Responsible Innovation

Conference Responsible Innovation 18-19 April 2011 - Debate Datamining without discrimiation

Data mining without discrimination

Dr Toon Calders Main researcher
Eindhoven Technical University

Dr Sunil Choenni Member valorisation panel
WODC

www.nwo.nl/mvi/projects/custers

Data mining is a technology that extracts useful information, such as patterns and trends, from large amounts of data. The privacy sensitive input data and the output data that is often used for selecting deserve protection against abuse. The aim of this project is to investigate to what extent legal and ethical rules can be integrated in data mining algorithms to prevent such abuse. For this purpose, data sets in the domain of public security are used, made available by police and justice departments.

The focus is on preventing that selection rules turn out to discriminate particular groups of people. Key questions are how existing legal and ethical rules and principles can be translated in formats understandable for computers and in which way these rules can be used to guide the data mining process. Furthermore, the technological possibilities are used as feedback to formulate concrete directives and recommendations for formalising legislation. This will further clarify how existing ethical and legal principles are to be applied on new technologies and, when necessary, which new ethical and legal principles are to be developed.

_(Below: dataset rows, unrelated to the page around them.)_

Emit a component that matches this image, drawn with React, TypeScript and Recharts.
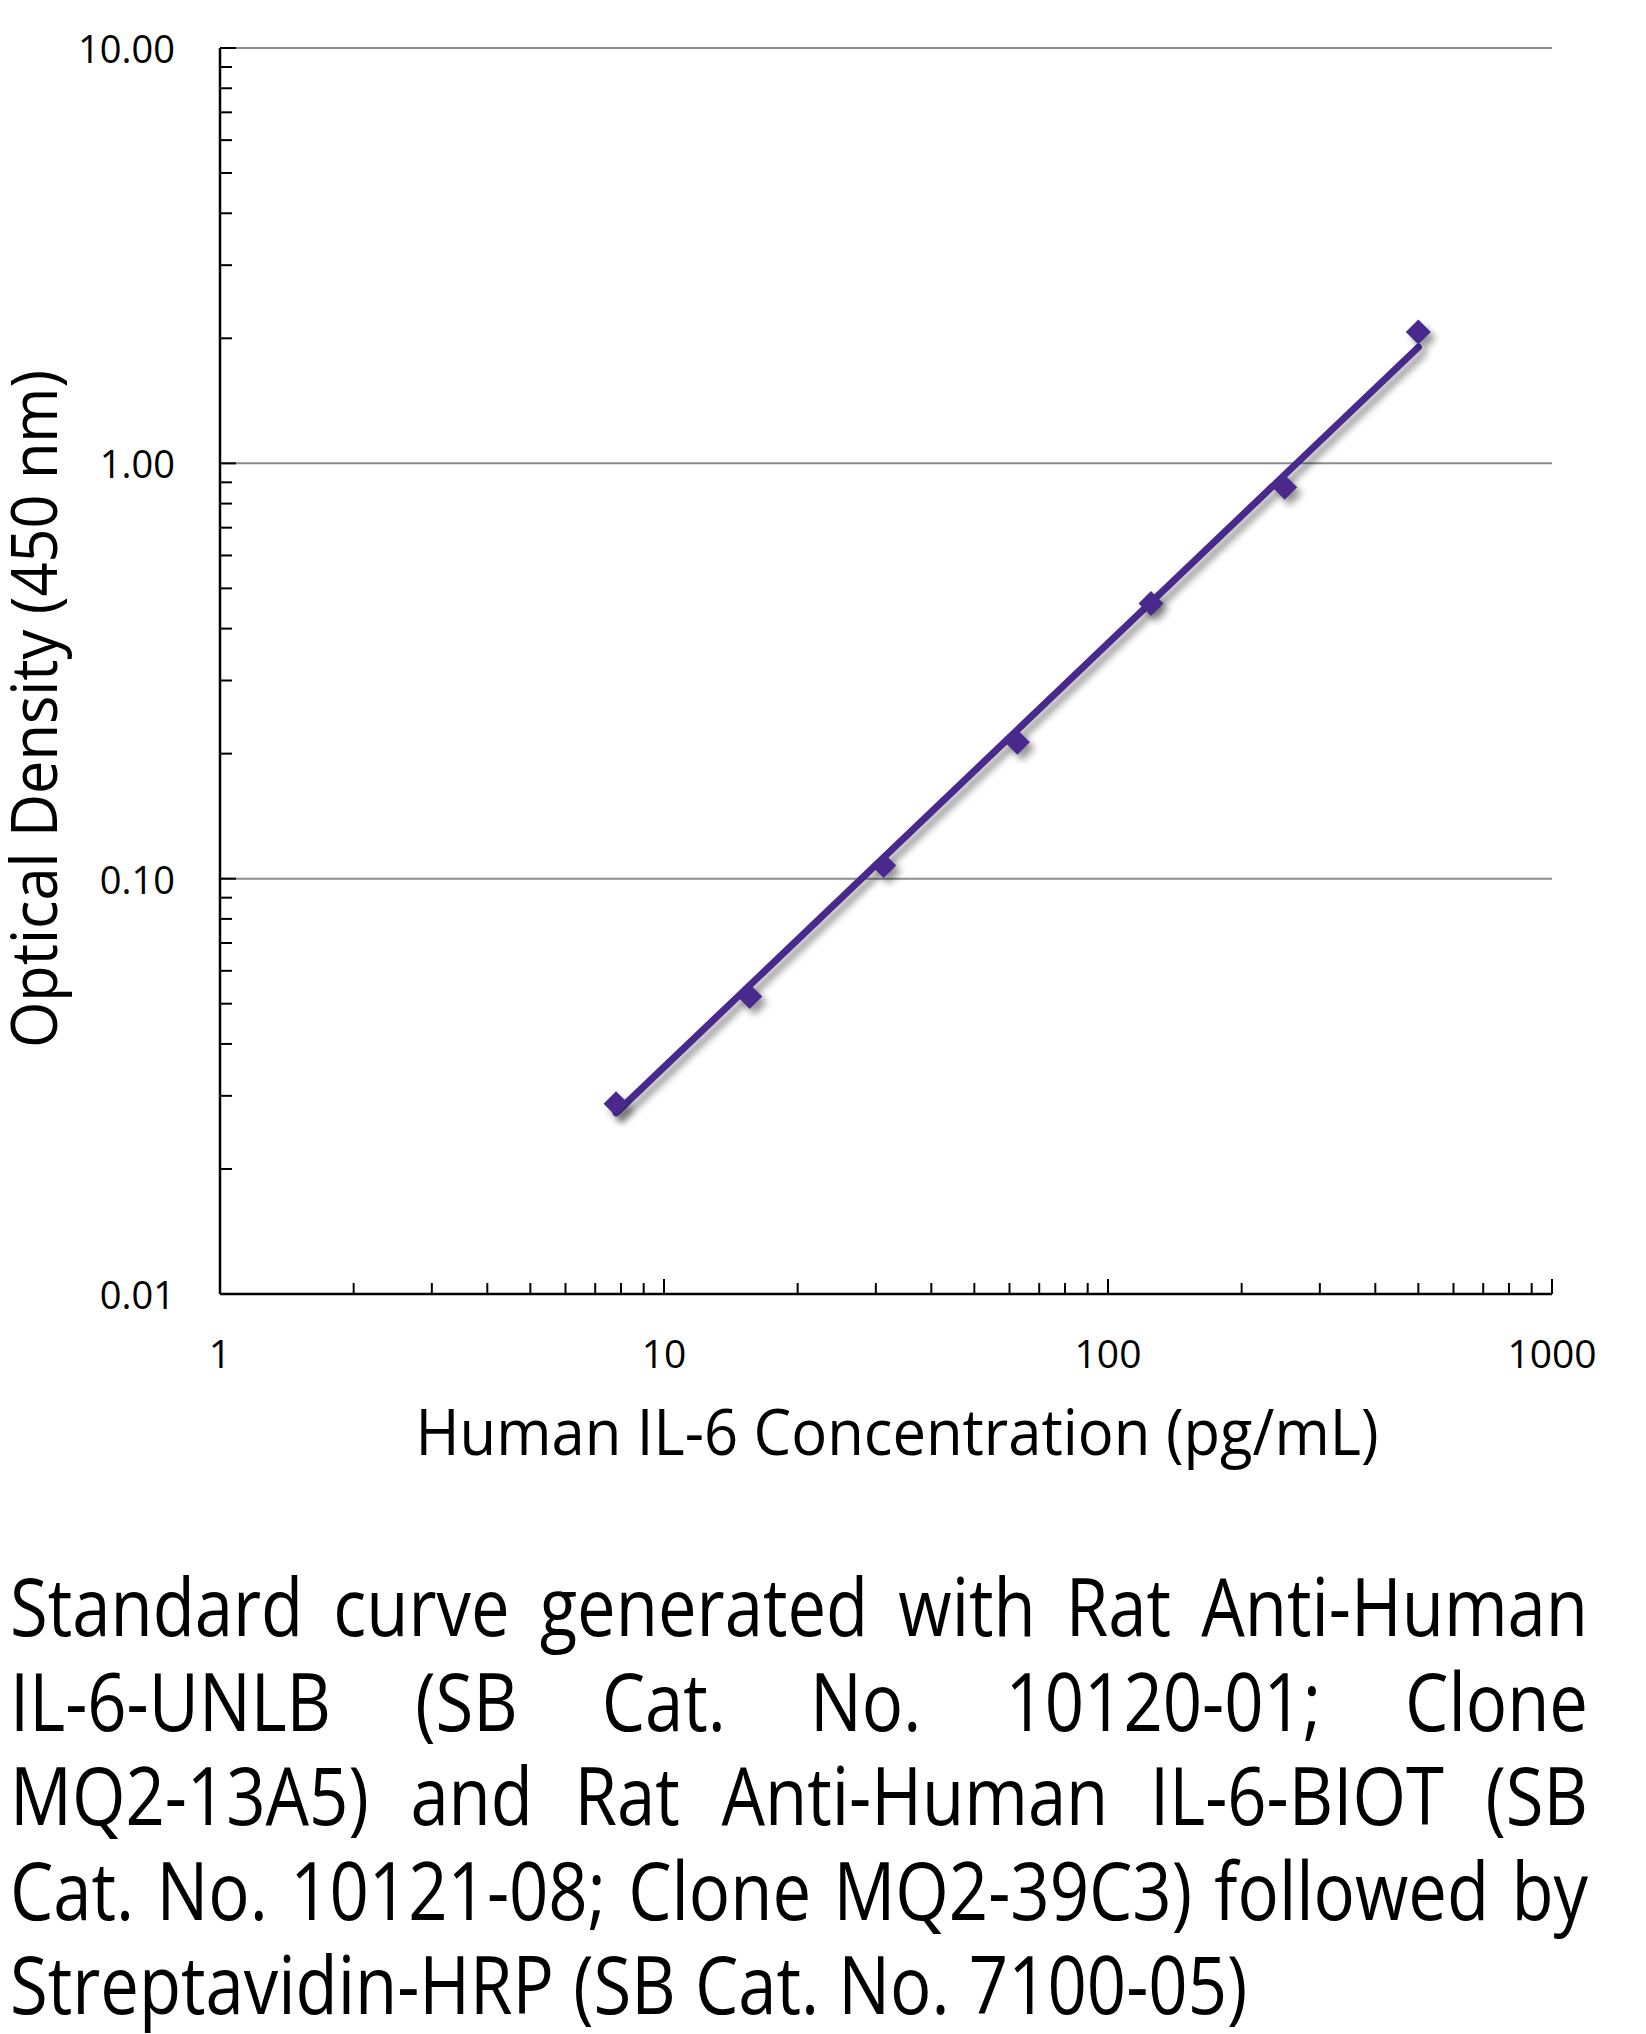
import React from 'react';
import { ComposedChart, XAxis, YAxis, CartesianGrid, Line, Scatter } from 'recharts';

// standard curve readings
const concentrations = [7.8, 15.6, 31.25, 62.5, 125, 250, 500];
const odValues = [0.0287, 0.052, 0.1075, 0.213, 0.46, 0.876, 2.07];

// fitted line, read at its two ends
const fitConc = [7.8, 500];
const fitOd = [0.0273, 1.904];

const xMajorTicks = [1, 10, 100, 1000];
const xMinorTicks = [2, 3, 4, 5, 6, 7, 8, 9, 20, 30, 40, 50, 60, 70, 80, 90, 200, 300, 400, 500, 600, 700, 800, 900];
const yMajorTicks = [0.01, 0.1, 1, 10];
const yMinorTicks = [
  0.02, 0.03, 0.04, 0.05, 0.06, 0.07, 0.08, 0.09,
  0.2, 0.3, 0.4, 0.5, 0.6, 0.7, 0.8, 0.9,
  2, 3, 4, 5, 6, 7, 8, 9,
];
const gridValues = [0.1, 1, 10];

const xTitle = 'Human IL-6 Concentration (pg/mL)';
const yTitle = 'Optical Density (450 nm)';
const captionLines = [
  'Standard curve generated with Rat Anti-Human',
  'IL-6-UNLB (SB Cat. No. 10120-01; Clone',
  'MQ2-13A5) and Rat Anti-Human IL-6-BIOT (SB',
  'Cat. No. 10121-08; Clone MQ2-39C3) followed by',
  'Streptavidin-HRP (SB Cat. No. 7100-05)',
];

const PURPLE = '#482A8C';
const FONT = '"Open Sans", "Noto Sans", sans-serif';

const points = concentrations.map((c, i) => ({ conc: c, od: odValues[i] }));
const fit = fitConc.map((c, i) => ({ conc: c, od: fitOd[i] }));

const XTick = (props: any) => {
  const { x, y, payload } = props;
  const major = xMajorTicks.includes(payload.value);
  return (
    <g>
      <line x1={x} x2={x} y1={y} y2={y - (major ? 15 : 11)} stroke="#000" strokeWidth={2} />
      {major && (
        <text x={x} y={y + 58} textAnchor="middle" dominantBaseline="central"
          fontFamily={FONT} fontSize={39} fill="#000">
          {payload.value}
        </text>
      )}
    </g>
  );
};

const YTick = (props: any) => {
  const { x, y, payload } = props;
  const major = yMajorTicks.includes(payload.value);
  return (
    <g>
      <line x1={x} x2={x + (major ? 16 : 12)} y1={y} y2={y} stroke="#000" strokeWidth={2} />
      {major && (
        <text x={x - 45} y={y} textAnchor="end" dominantBaseline="central"
          fontFamily={FONT} fontSize={38} fill="#000">
          {Number(payload.value).toFixed(2)}
        </text>
      )}
    </g>
  );
};

const Diamond = (props: any) => {
  const { cx, cy } = props;
  const r = 12.5;
  return (
    <path
      d={`M${cx},${cy - r}L${cx + r},${cy}L${cx},${cy + r}L${cx - r},${cy}Z`}
      fill={PURPLE}
      filter="url(#dropShadow)"
    />
  );
};

export default function App() {
  const k = 0.86;
  return (
    <div style={{ position: 'absolute', left: 0, top: 0, width: 1646, height: 2034, background: '#fff' }}>
      <svg width={0} height={0} style={{ position: 'absolute' }}>
        <defs>
          <filter id="dropShadow" x="-30%" y="-30%" width="170%" height="170%">
            <feDropShadow dx={5} dy={6} stdDeviation={3.5} floodColor="#000" floodOpacity={0.4} />
          </filter>
        </defs>
      </svg>

      <ComposedChart
        width={1646}
        height={1480}
        margin={{ top: 48, right: 94, left: 219, bottom: 185 }}
      >
        <CartesianGrid horizontal vertical={false} horizontalValues={gridValues} stroke="#8c8c8c" strokeWidth={2} />
        <XAxis
          dataKey="conc"
          type="number"
          scale="log"
          domain={[1, 1000]}
          ticks={[...xMajorTicks, ...xMinorTicks].sort((a, b) => a - b)}
          interval={0}
          height={1}
          tickSize={0}
          tickMargin={0}
          tickLine={false}
          tick={<XTick />}
          axisLine={{ stroke: '#000', strokeWidth: 2.5 }}
          allowDataOverflow
          label={{
            content: () => (
              <text x={897} y={1455} textAnchor="middle"
                fontFamily={FONT} fontSize={64} textLength={963} lengthAdjust="spacingAndGlyphs" fill="#000">
                {xTitle}
              </text>
            ),
          }}
        />
        <YAxis
          dataKey="od"
          type="number"
          scale="log"
          domain={[0.01, 10]}
          ticks={[...yMajorTicks, ...yMinorTicks].sort((a, b) => a - b)}
          interval={0}
          width={1}
          tickSize={0}
          tickMargin={0}
          tickLine={false}
          tick={<YTick />}
          axisLine={{ stroke: '#000', strokeWidth: 2.5 }}
          allowDataOverflow
          label={{
            content: () => (
              <text x={57} y={709} transform="rotate(-90 57 709)" textAnchor="middle"
                fontFamily={FONT} fontSize={64} textLength={678} lengthAdjust="spacingAndGlyphs" fill="#000">
                {yTitle}
              </text>
            ),
          }}
        />
        <Scatter data={points} dataKey="od" shape={<Diamond />} isAnimationActive={false} />
        <Line
          data={fit}
          dataKey="od"
          type="linear"
          stroke={PURPLE}
          strokeWidth={7}
          strokeLinecap="round"
          dot={false}
          activeDot={false}
          filter="url(#dropShadow)"
          isAnimationActive={false}
        />
      </ComposedChart>

      <div
        style={{
          position: 'absolute',
          left: 10,
          top: 1558,
          width: 1578 / k,
          transform: `scaleX(${k})`,
          transformOrigin: '0 0',
          fontFamily: FONT,
          fontSize: 80,
          lineHeight: '94.5px',
          color: '#000',
        }}
      >
        {captionLines.map((t, i) => {
          const last = i === captionLines.length - 1;
          return (
            <div
              key={i}
              style={{
                textAlign: last ? 'left' : 'justify',
                textAlignLast: last ? 'auto' : 'justify',
                wordSpacing: last ? '0.02em' : '-0.08em',
              }}
            >
              {t}
            </div>
          );
        })}
      </div>
    </div>
  );
}
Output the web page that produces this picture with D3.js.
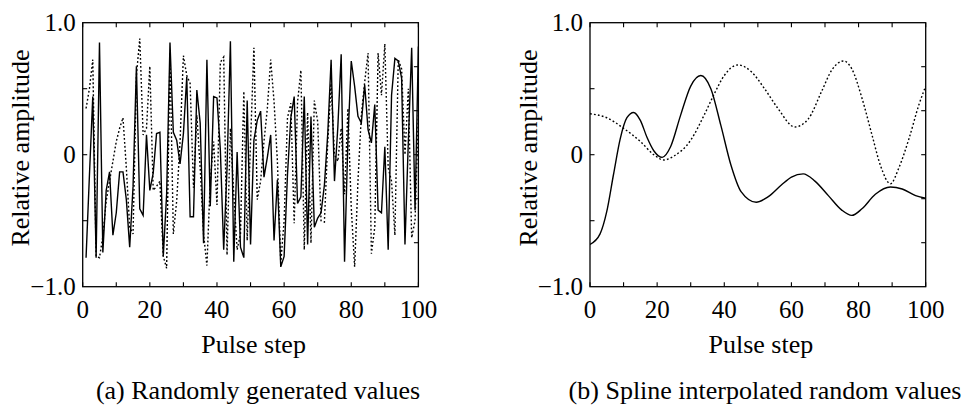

Contrary to previous attempts to protect privacy in data mining, this research will not focus on (a priori) access limiting measures regarding input data, but rather focus on (a posteriori) responsibility and transparency. Instead of limiting access to data, which is increasingly hard to enforce in a world of automated and interlinked databases and information networks, rather the question how data can and may be used is stressed.

  • Removing sensitive information such as gender and ethnicity from databases used in data mining is insufficient to guarantee non-discriminatory models.